A fotógrafa Catarina Araújo Ribeiro inaugura na sexta-feira em Lisboa uma exposição sobre a realidade das crianças que vivem com as mães no Estabelecimento Prisional de Tires e que “pode ajudar” a refletir sobre a sociedade e sobre a infância.
“Vale a pena conhecer esta história porque não é uma realidade muito conhecida. Mesmo na área da Justiça nem toda a gente tem contacto direto com a realidade destes miúdos que vivem com as mães dentro das prisões”, disse à Lusa Catarina Araújo.

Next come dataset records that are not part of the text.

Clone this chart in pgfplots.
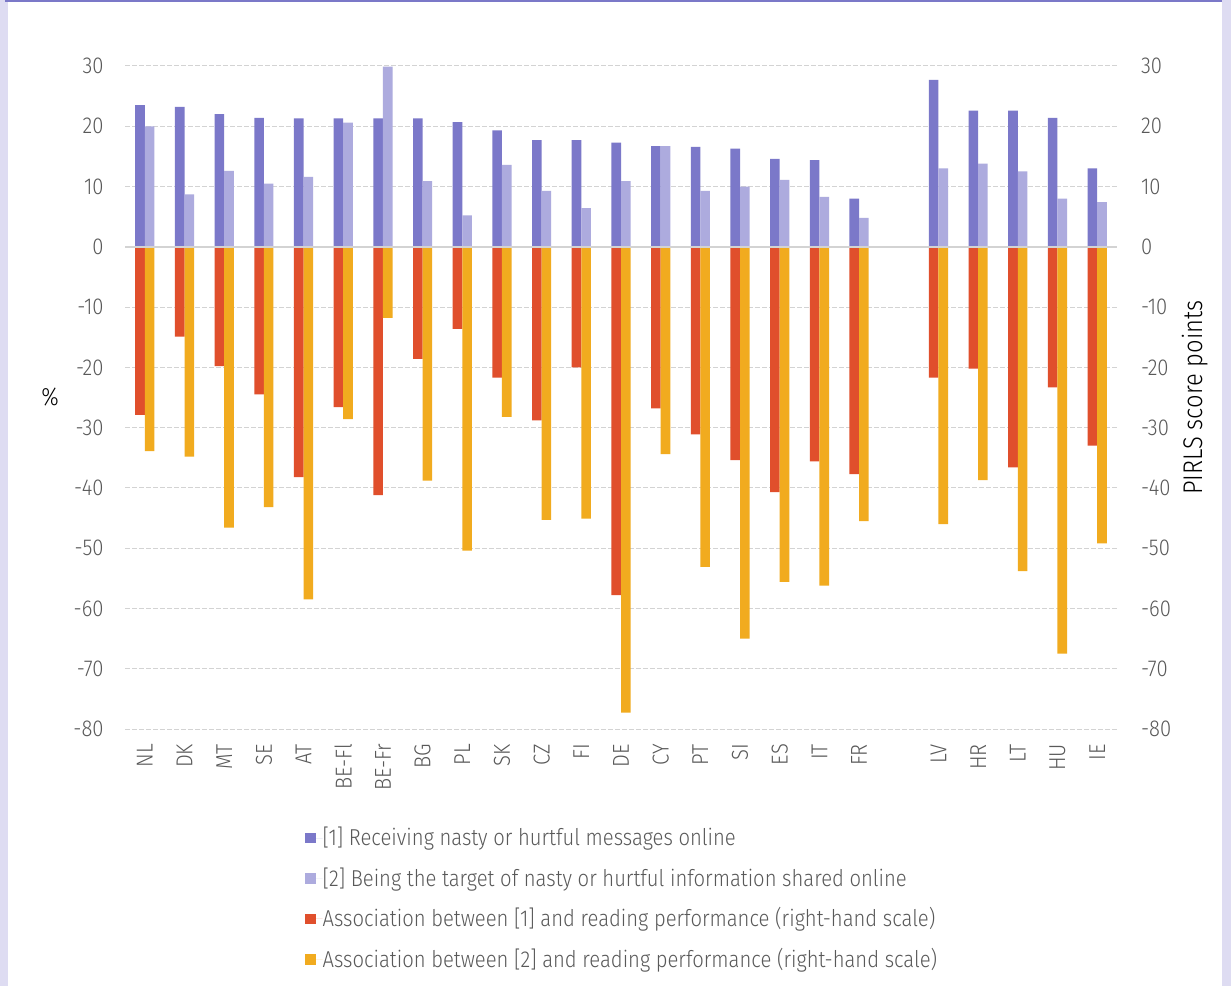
\documentclass[border=0pt]{standalone}
\usepackage{fontspec}
\setmainfont{Fira Sans Light}[FakeStretch=0.88]
\usepackage{pgfplots}
\pgfplotsset{compat=1.18}
\usepackage{pgfplotstable}
\definecolor{bgl}{HTML}{DEDCF2}
\definecolor{topc}{HTML}{7B78C8}
\definecolor{c1}{HTML}{7B78C9}
\definecolor{c2}{HTML}{ADABDE}
\definecolor{c3}{HTML}{E04F2C}
\definecolor{c4}{HTML}{F1AB1F}
\definecolor{txt}{HTML}{595959}
\definecolor{gridc}{HTML}{D3D3D3}
\pgfplotstableread{
x s1 s2 r1 r2
0 23.5 20.0 -27.9 -33.9
1 23.2 8.7 -14.9 -34.8
2 22.0 12.6 -19.8 -46.6
3 21.4 10.5 -24.5 -43.2
4 21.3 11.6 -38.2 -58.5
5 21.3 20.6 -26.6 -28.6
6 21.3 29.9 -41.2 -11.8
7 21.3 10.9 -18.6 -38.8
8 20.7 5.2 -13.6 -50.4
9 19.3 13.6 -21.7 -28.2
10 17.7 9.3 -28.8 -45.3
11 17.7 6.4 -20.0 -45.1
12 17.3 10.9 -57.8 -77.3
13 16.7 16.7 -26.8 -34.4
14 16.6 9.3 -31.1 -53.1
15 16.3 10.0 -35.4 -65.0
16 14.6 11.1 -40.7 -55.6
17 14.4 8.3 -35.6 -56.2
18 8.0 4.8 -37.7 -45.5
20 27.7 13.0 -21.7 -46.0
21 22.6 13.8 -20.2 -38.7
22 22.6 12.5 -36.6 -53.8
23 21.4 8.0 -23.3 -67.5
24 13.0 7.4 -33.0 -49.2
}\data
\pgfplotsset{
  common/.style={
    at={(62.5pt,128.5pt)}, anchor=south west, scale only axis,
    width=496pt, height=331.5pt,
    xmin=-0.5, xmax=24.5, ymin=-80, ymax=30,
    ytick={-80,-70,...,30},
    axis line style={draw=none}, major tick length=0pt,
    /pgf/number format/assume math mode=true,
    ticklabel style={font=\fontsize{11.5}{13.5}\selectfont, text=txt},
    label style={font=\fontsize{11.5}{13.5}\selectfont, text=txt},
  },
  sqlegend/.style={legend image code/.code={\fill[##1] (0pt,-2.6pt) rectangle (5.2pt,2.6pt); \path (0pt,0pt) -- (8.6pt,0pt);}},
}
\begin{document}
\begin{tikzpicture}[x=1pt,y=1pt]
\fill[bgl] (0,0) rectangle (615.5,493);
\fill[white] (4,0) rectangle (611,491.75);
\fill[topc] (2.5,491.75) rectangle (611,493);
\begin{axis}[common,
  xtick={0,1,2,3,4,5,6,7,8,9,10,11,12,13,14,15,16,17,18,20,21,22,23,24},
  xticklabels={NL,DK,MT,SE,AT,BE-Fl,BE-Fr,BG,PL,SK,CZ,FI,DE,CY,PT,SI,ES,IT,FR,LV,HR,LT,HU,IE},
  xticklabel style={rotate=90, anchor=east},
  xticklabel shift=4pt,
  yticklabel shift=7.2pt,
  ymajorgrids, grid style={gridc, line width=0.5pt, dash pattern=on 2.5pt off 1pt},
  ylabel={\%},
  every axis y label/.style={at={(axis description cs:-0.0756,0.5)}, anchor=center, rotate=0, font=\fontsize{12.5}{14}\selectfont},
]
\addplot[ybar, bar width=4.8pt, bar shift=-2.4pt, fill=c1, draw=none] table[x=x, y=s1] {\data};
\addplot[ybar, bar width=4.8pt, bar shift=2.4pt, fill=c2, draw=none] table[x=x, y=s2] {\data};
\end{axis}
\begin{axis}[common, hide x axis,
  ytick pos=right, yticklabel pos=right,
  yticklabel shift=8.5pt,
  ylabel={PIRLS score points},
  every axis y label/.style={at={(axis description cs:1.0786,0.5)}, anchor=center, rotate=90, font=\fontsize{13.5}{15}\selectfont},
  sqlegend,
  legend style={at={(axis description cs:0.1815,-0.1478)}, anchor=north west, draw=none, fill=none,
    inner sep=0pt, row sep=9.3pt, font=\fontsize{11.5}{13.5}\selectfont, text=txt,
    nodes={inner sep=0pt}},
  legend cell align=left,
]
\addlegendimage{fill=c1, draw=none}
\addlegendentry{[1] Receiving nasty or hurtful messages online}
\addlegendimage{fill=c2, draw=none}
\addlegendentry{[2] Being the target of nasty or hurtful information shared online}
\addplot[ybar, bar width=4.8pt, bar shift=-2.4pt, fill=c3, draw=none] table[x=x, y=r1] {\data};
\addlegendentry{Association between [1] and reading performance (right-hand scale)}
\addplot[ybar, bar width=4.8pt, bar shift=2.4pt, fill=c4, draw=none] table[x=x, y=r2] {\data};
\addlegendentry{Association between [2] and reading performance (right-hand scale)}
\draw[gridc, line width=0.75pt] (axis cs:-0.5,0) -- (axis cs:24.5,0);
\end{axis}
\pgfresetboundingbox
\useasboundingbox (0,0) rectangle (615.5,493);
\end{tikzpicture}
\end{document}
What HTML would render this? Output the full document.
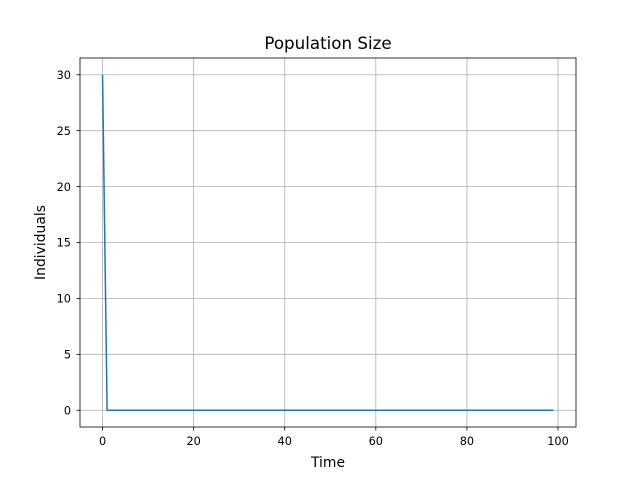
<!DOCTYPE html>
<html><head><meta charset="utf-8"><style>
body{margin:0;background:#fff;font-family:"DejaVu Sans","Liberation Sans",sans-serif}
svg text{font-family:"DejaVu Sans","Liberation Sans",sans-serif}
</style></head><body>
<svg id="chart" width="640" height="480" xmlns="http://www.w3.org/2000/svg">
<rect width="640" height="480" fill="#fff"/>
<g id="grid"></g><g id="ticks"></g><g id="series"></g>
<rect x="80" y="58" width="496" height="369" fill="none" stroke="#000" stroke-width="0.8"/>
<text x="328" y="49" text-anchor="middle" font-size="16.7">Population Size</text>
<text x="328" y="467" text-anchor="middle" font-size="13.9">Time</text>
<text x="45" y="242.5" text-anchor="middle" font-size="13.9" transform="rotate(-90 45 242.5)">Individuals</text>
</svg>
<script>
const xTicks=[0,20,40,60,80,100];
const yTicks=[0,5,10,15,20,25,30];
const popValues=[30].concat(new Array(99).fill(0));
const L=80,R=576,T=58,B=427;
const xMin=-4.95,xMax=103.95,yMin=-1.5,yMax=31.5;
const sx=v=>L+(v-xMin)/(xMax-xMin)*(R-L);
const sy=v=>B-(v-yMin)/(yMax-yMin)*(B-T);
const NS="http://www.w3.org/2000/svg";
const grid=document.getElementById('grid'),ticks=document.getElementById('ticks'),ser=document.getElementById('series');
function mk(tag,attrs,parent){const e=document.createElementNS(NS,tag);for(const k in attrs)e.setAttribute(k,attrs[k]);parent.appendChild(e);return e;}
xTicks.forEach(t=>{const x=sx(t);
 const g=mk('line',{x1:x,x2:x,y1:T,y2:B,stroke:'#b0b0b0','stroke-width':0.8},grid);
 
 
 mk('line',{x1:x,x2:x,y1:B,y2:B+3.5,stroke:'#000','stroke-width':0.8},ticks);
 const tx=mk('text',{x:x,y:B+18,'text-anchor':'middle','font-size':11.3},ticks);tx.textContent=t;
 
 
});
yTicks.forEach(t=>{const y=sy(t);
 const g=mk('line',{x1:L,x2:R,y1:y,y2:y,stroke:'#b0b0b0','stroke-width':0.8},grid);
 
 
 mk('line',{x1:L-3.5,x2:L,y1:y,y2:y,stroke:'#000','stroke-width':0.8},ticks);
 const tx=mk('text',{x:L-9,y:y+4.2,'text-anchor':'end','font-size':11.3},ticks);tx.textContent=t;
 
 
});
const pts=popValues.map((v,i)=>sx(i)+','+sy(v)).join(' ');
const pl=mk('polyline',{points:pts,fill:'none',stroke:'#1f77b4','stroke-width':1.5},ser);


</script>
</body></html>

A fotógrafa conviveu durante três meses com as mães reclusas com filhos, sob autorização da direção dos Serviços Prisionais, para fazer um trabalho de profundidade sobre as mulheres e as crianças tendo tido acesso “às celas que inclusivamente os advogados desconhecem”.
A exposição fotográfica “Punctum – ser criança atrás das grades” pode ser vista na Fábrica do Braço de Prata (sala Wolf) a partir da próxima sexta-feira.
A ala do Estabelecimento Prisional de Tires tem atualmente 17 crianças e cada mãe vive numa cela individual com casa de banho.
“Encontrei mães que, apesar do contexto, do local onde vivem e de serem teoricamente um perigo para a sociedade e, por isso, estão presas, são mães cuidadoras, cuidam das celas como se fossem ‘quartinhos’, decorados com fotografias, com o nome dos miúdos, com bonecos. Elas tornam o ambiente acolhedor e cuidado” disse a fotógrafa.
Um dos retratos mostra uma mãe aparentemente muito jovem que fixa o olhar na objetiva da câmara com o filho recém-nascido nos braços.
Outra imagem, a contraluz, mostra uma outra mãe com o filho a caminhar de costas por um corredor sendo que os detalhes estão nas sombras e na luminosidade, ao fundo, para onde os dois se dirigem.
Catarina Araújo sublinhou que não quis saber as penas a que as mães fotografadas foram condenadas e preservou a identidade e a imagem das crianças, algumas das quais nascidas na prisão.
“Independentemente de serem reclusas são mães que cuidam, que brincam, que amamentam”, descreveu a autora das fotografias.
Legalmente as crianças podem ficar na companhia das mães até aos três anos de idade.
“Muitas destas crianças nasceram na prisão e não sabem que existe outro mundo para lá dos muros da cadeia. Apesar disso tudo desarmam-nos com alegria. São crianças como as crianças são em todo o lado. Aquela é a realidade daquelas crianças que não têm outro suporte familiar a não ser crescer na cadeia”, acrescentou a fotógrafa.
A exposição chama-se “Punctum”, numa referência ao conceito do filósofo e semiólogo francês Roland Barthes (1915-1980) “que falava” dos detalhes das fotografias que tocam o espetador.
“Eu creio que estas fotografias estão cheias de detalhes e quando recebemos o impacto de uma fotografia ela passa a viver dentro de quem a vê e estas fotografias têm alguns ‘punctum’ que nos vão fazer refletir. Essa é a ideia da exposição”, explicou.
Para a fotógrafa a exposição pretende igualmente mostrar o papel que “cada pessoa tem na sociedade sendo que a restrição legal que impede a captação da imagem das caras dos miúdos faz com que os observadores se identifiquem mais com as crianças porque – não vendo a cara – podem ser eles mesmos”.
Catarina Araújo, fotógrafa, é formada em sociologia, com mestrado em Sociologia do Crime e Violência e com uma pós-graduação em Ciências Criminais, fez investigação sobre delinquência juvenil e abuso sexual de crianças e lembrou que na Europa “pelo menos dois milhões de crianças têm um dos dois progenitores presos”.